L’approccio taylorista, anche con l’applicazione che si è avuta con il modello
fordista, venne criticato da chi riteneva che il cronometraggio dei tempi e la
separazione del lavoro intellettuale da quello manuale, producesse risultati
paradossali e del tutto diversi da quelli attesi. Soprattutto, si sosteneva che il
sistema degli incentivi determinasse un aumento del ritmo di produzione tale da
far superare il livello di sicurezza, mentre la monotonia dello svolgimento di
compiti ripetitivi rendeva i lavoratori più soggetti a distrazioni, esponendoli così
maggiormente al rischio di infortuni sul lavoro, con ripercussioni sulla stessa
produttività aziendale (Gabassi, 2007).
1.2 Elton Mayo e le Human Relations
Tra i vari metodi proposti per contenere la minaccia del razionalismo e del
riduzionismo che caratterizzavano il metodo di Taylor, vi fu quello dello
psicologo Elton Mayo (1933), basato sulla salvaguardia dell’integrità psichica e
fisica del lavoratore. Così, elementi come l’alienazione, la scarsa motivazione e
le dinamiche di gruppo, che influivano sul malessere dei lavoratori,
determinarono un nuovo interesse rispetto al fattore umano in azienda.

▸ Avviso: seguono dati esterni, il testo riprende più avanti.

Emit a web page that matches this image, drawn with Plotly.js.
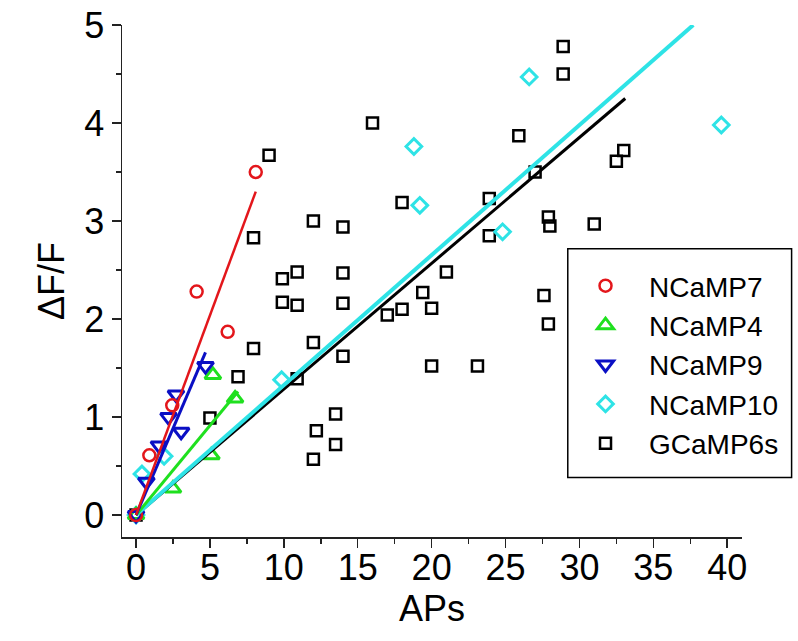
<!DOCTYPE html>
<html>
<head>
<meta charset="utf-8">
<script src="https://cdn.plot.ly/plotly-3.0.1.min.js"></script>
<style>html,body{margin:0;padding:0;background:#fff;}#chart{width:798px;height:641px;}</style>
</head>
<body>
<div id="chart"></div>
<script>
// ---- data ----
const seriesNames = ["NCaMP7", "NCaMP4", "NCaMP9", "NCaMP10", "GCaMP6s"];

const ncamp7X = [0, 0.9, 2.45, 4.1, 6.2, 8.1];
const ncamp7Y = [0, 0.61, 1.12, 2.28, 1.87, 3.50];

const ncamp4X = [0, 2.5, 5.1, 5.2, 6.7];
const ncamp4Y = [0, 0.27, 0.61, 1.43, 1.19];

const ncamp9X = [0, 0.7, 1.55, 2.2, 2.7, 3.05, 4.7];
const ncamp9Y = [0, 0.34, 0.71, 1.0, 1.23, 0.85, 1.52];

const ncamp10X = [0, 0.4, 1.9, 9.85, 18.8, 19.2, 24.8, 26.6, 39.6];
const ncamp10Y = [0, 0.42, 0.60, 1.38, 3.76, 3.16, 2.89, 4.47, 3.98];

const gcampX = [0, 5.0, 6.9, 7.95, 7.95, 9.0, 9.9, 10.9, 9.9, 10.9, 10.9, 12.0, 12.0, 14.0, 14.0, 14.0, 14.0,
  13.5, 12.2, 13.5, 12.0, 16.0, 18.0, 17.0, 18.0, 19.4, 20.0, 20.0, 21.0, 23.1, 23.9, 23.9, 25.9, 27.0,
  27.6, 27.9, 27.9, 28.0, 28.9, 28.9, 31.0, 32.5, 33.0];
const gcampY = [0, 0.99, 1.41, 1.70, 2.83, 3.67, 2.41, 2.48, 2.17, 2.14, 1.39, 1.76, 3.0, 2.94, 2.47, 2.16, 1.62,
  1.03, 0.86, 0.72, 0.57, 4.0, 3.19, 2.04, 2.10, 2.27, 2.11, 1.52, 2.48, 1.52, 3.23, 2.85, 3.87, 3.50,
  2.24, 1.95, 3.04, 2.95, 4.78, 4.50, 2.97, 3.61, 3.72];

// linear fit lines (start, end)
const fit7X = [0, 8.1],   fit7Y = [0, 3.30];
const fit4X = [0, 6.9],   fit4Y = [0, 1.26];
const fit9X = [0, 4.7],   fit9Y = [0, 1.66];
const fit10X = [0, 37.7], fit10Y = [0, 5.0];
const fitGX = [0, 33.1],  fitGY = [0, 4.25];

const xTickVals = [0, 5, 10, 15, 20, 25, 30, 35, 40];
const yTickVals = [0, 1, 2, 3, 4, 5];

// ---- styling ----
const cRed = "#e3161b", cGreen = "#1fe01f", cBlue = "#0a0fc4", cCyan = "#2ee3e6", cBlack = "#000000";

function pts(x, y, name, color, symbol, size, lw, rank) {
  return {x: x, y: y, name: name, type: "scatter", mode: "markers", legendrank: rank,
    marker: {symbol: symbol, size: size, color: color, line: {color: color, width: lw}},
    hoverinfo: "x+y"};
}
function fit(x, y, color, w) {
  return {x: x, y: y, type: "scatter", mode: "lines", showlegend: false,
    line: {color: color, width: w}, hoverinfo: "skip"};
}

const traces = [
  pts(gcampX, gcampY, seriesNames[4], cBlack, "square-open", 11, 2.5, 5),
  pts(ncamp10X, ncamp10Y, seriesNames[3], cCyan, "diamond-open", 12, 3, 4),
  pts(ncamp4X, ncamp4Y, seriesNames[1], cGreen, "triangle-up-open", 14, 3, 2),
  pts(ncamp9X, ncamp9Y, seriesNames[2], cBlue, "triangle-down-open", 14, 3, 3),
  pts(ncamp7X, ncamp7Y, seriesNames[0], cRed, "circle-open", 12, 2.5, 1),
  fit(fitGX, fitGY, cBlack, 3),
  fit(fit10X, fit10Y, cCyan, 4),
  fit(fit4X, fit4Y, cGreen, 3),
  fit(fit9X, fit9Y, cBlue, 3),
  fit(fit7X, fit7Y, cRed, 2.5)
];

const axisFont = {family: "Arial, 'Liberation Sans', sans-serif", size: 36, color: "#000"};

const layout = {
  width: 798, height: 641,
  margin: {l: 122, r: 56, t: 25, b: 104},
  paper_bgcolor: "#fff", plot_bgcolor: "#fff",
  showlegend: true,
  xaxis: {
    range: [-0.95, 41], tickmode: "array", tickvals: xTickVals,
    ticks: "outside", ticklen: 9, tickwidth: 1.5, tickcolor: "#222",
    minor: {dtick: 2.5, ticks: "outside", ticklen: 5, tickwidth: 1.5, tickcolor: "#222"},
    showline: true, linecolor: "#222", linewidth: 1.5, showgrid: false, zeroline: false,
    tickfont: axisFont, ticklabelstandoff: -11,
    title: {text: "APs", font: axisFont, standoff: 0}
  },
  yaxis: {
    range: [-0.224, 5.0], tickmode: "array", tickvals: yTickVals,
    ticks: "outside", ticklen: 9, tickwidth: 1.5, tickcolor: "#222",
    minor: {dtick: 0.5, ticks: "outside", ticklen: 5, tickwidth: 1.5, tickcolor: "#222"},
    showline: true, linecolor: "#222", linewidth: 1.5, showgrid: false, zeroline: false,
    tickfont: axisFont,
    title: {text: "ΔF/F", font: axisFont, standoff: 8}
  },
  legend: {
    x: 0.7097, y: 0.539, xanchor: "left", yanchor: "top",
    bgcolor: "rgba(255,255,255,0)", borderwidth: 0,
    font: {family: "Arial, 'Liberation Sans', sans-serif", size: 28, color: "#000"},
    tracegroupgap: 0, itemwidth: 77
  },
  shapes: [{type: "rect", xref: "paper", yref: "paper", x0: 0.719, x1: 1.08, y0: 0.116, y1: 0.563,
    line: {color: "#000", width: 1.5}, fillcolor: "#fff", layer: "below"}]
};

Plotly.newPlot("chart", traces, layout, {displayModeBar: false, staticPlot: true});
</script>
</body>
</html>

Il metodo di Elton Mayo si proponeva di privilegiare lo sviluppo di un
management moderno orientato ad attribuire la giusta importanza al fattore
umano, non più inteso come mezzo di produzione, ma come individuo dotato di
tutte le sue peculiarità, che con il lavoro andava ad interagire nel contesto
aziendale: veniva data, cioè, sempre più importanza alla natura sociale e
relazionale dell’individuo. L’innovativa teoria delle Human Relations, creata da
Mayo, nasce dagli esperimenti condotti negli stabilimenti Hawthorne della
Western Electric Company, la società presso cui lavorava come consulente, che
aveva sede in un sobborgo di Chicago.